May 8, 2013 - 4:45 pm
Jim Livengood appeared relaxed as he sat in his office Wednesday and announced his retirement as UNLV’s athletic director.
It looked as if he no longer suffered the strain of running a cash-strapped athletic department and of taking part in the turf wars over the Thomas & Mack Center.
He said he wasn’t forced to retire, and so did UNLV president Neal Smatresk.
But events, as well as sources that include one of the athletic department’s top boosters, suggested otherwise.
The news conference for Livengood, one of the nation’s most respected athletic directors, was quickly arranged. No grand farewell. No UNLV officials there to lavish praise on a man who drew a full house to his hiring announcement 3½ years ago.
This development also comes nearly a year after the state Board of Regents approved a contract for Livengood that runs until December 2015.

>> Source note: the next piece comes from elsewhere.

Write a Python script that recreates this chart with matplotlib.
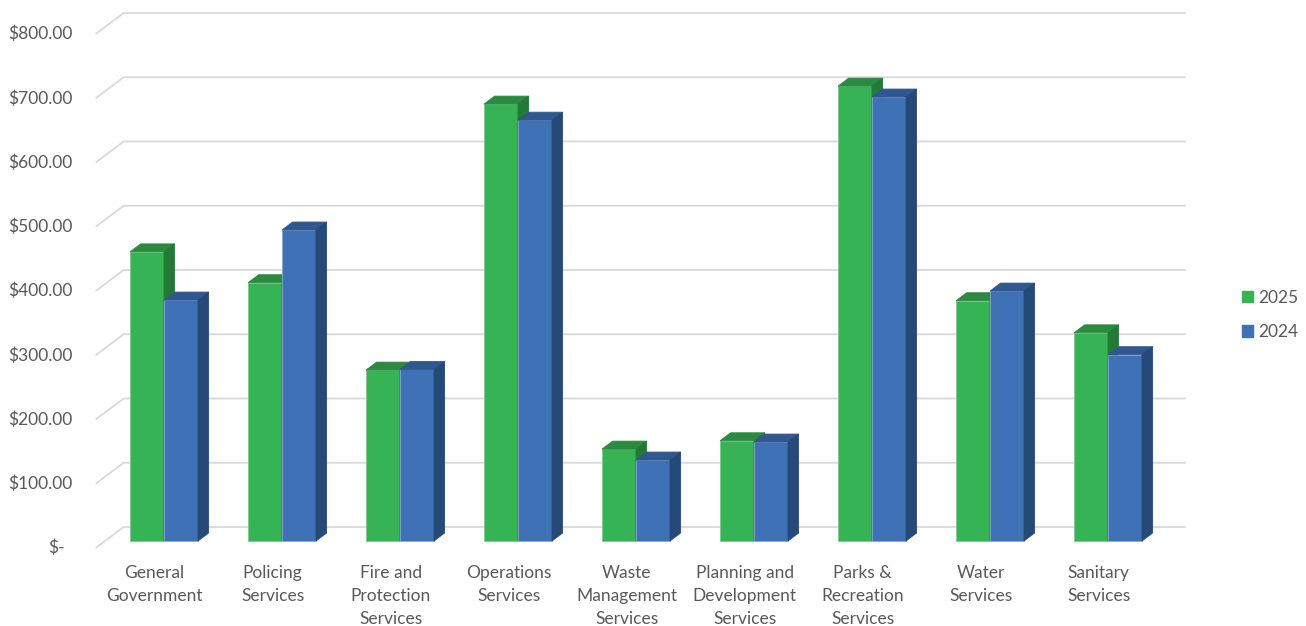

Perhaps most stunning, Livengood revealed he hadn’t negotiated a buyout. When he steps away June 30, he won’t be paid for the final year and a half of his $350,000-a-year contract.
Livengood, 68, was “forced to retire by the president,” said Chuck Davison, a former two-time president of the UNLV Football Foundation.
“All I know is they’re letting an athletic director leave, and they’re going to get embarrassed for letting him leave early with the situation where we don’t have the money,” Davison said. “We’re going to put in an intern in there. This president isn’t focused on what he should be focused on.”
Livengood offered a flat “no” when asked if was forced out, and spent most of the approximately 30-minute news conference talking about why this was the right time to step down.
Smatresk said via text message the decision was Livengood’s alone.
“He has been thinking about retiring for some time now,” Smatresk said. “I really respect him, what he has done for us, and his choice.”
Davison, though, said a three-hour meeting three or four weeks ago that he attended with Livengood, Smatresk and a handful of others to discuss finances of the football program became contentious. Regents vice chairman Kevin Page, who also was at the meeting, said it became testy at times, but the tone was quite different at the conclusion and he didn’t sense any long-term ramifications.
But Livengood indicated that meeting began his thoughts about retiring.
“I think that was in the process that there will probably be some things ahead that will be harder to control,” Livengood said. “That doesn’t need to be characterized as bad. That’s the way it is. This job has lots of moving parts as does everything in our community, but right now the most important thing for UNLV, in my opinion, and the most important thing for Rebel athletics is to get everybody together.”
Two issues, according to Davison and other sources, came to the forefront:
• A football program that has won two games each of the past three years under coach Bobby Hauck, whom Livengood hired in December 2009. • The ongoing tension between athletics and the Thomas & Mack Center, which existed long before Livengood was hired. The Thomas & Mack is under control of the university rather than the athletic department, a move Smatresk made.
As for the football program, Livengood stuck by his contention Hauck was the right hire, saying that soon will be proven out.
He did note the next athletic director would be better served to get the Thomas & Mack back under the umbrella of the athletic department.
“I think that’s better for the university when they’re joined,” Livengood said. Livengood said he wouldn’t have a say in who should be his replacement.
Names certainly will surface, such as former Rebels quarterback Steve Stallworth, who is the general manager at the South Point Arena. He applied for position when it came open the last time.
Smatresk could opt to again hire another athletic director with experience in that position at another school.
He said in a text message he hopes to assemble a search committee next week.
The new athletic director, when hired, will receive a similar welcome to what Livengood received when he arrived. The departure, as was underscored with the hastily called news conference in Livengood’s office, can be quite different.
“It’s a good time to let somebody else take the reins and keep moving this great program forward,” Livengood said. “And that’s exactly what somebody will do.”
Livengood was named UNLV’s director of athletics Dec. 17, 2009, replacing Mike Hamrick, who left for Marshall.
In addition to Hauck, Livengood hired men’s basketball coach Dave Rice, baseball coach Tim Chambers and coaches for softball, men’s and women’s soccer, women’s golf, women’s volleyball and cross country.
During his tenure, he oversaw construction of the Mendenhall Center, the basketball practice facility that opened in January 2012. Student-athlete graduation rates improved and athletic fundraising tripled during his time at UNLV.
Livengood said the expected move of the Sept. 7 football game against Arizona to Glendale, Ariz., will be “way north of” the $750,000 the Rebels earned for their 2010 trip to West Virginia.
Livengood also has served as athletic director at Arizona, Washington State and Southern Illinois.
He and his wife, Linda, have two grown children and four grandchildren. Livengood said he and Linda plan to stay in Las Vegas.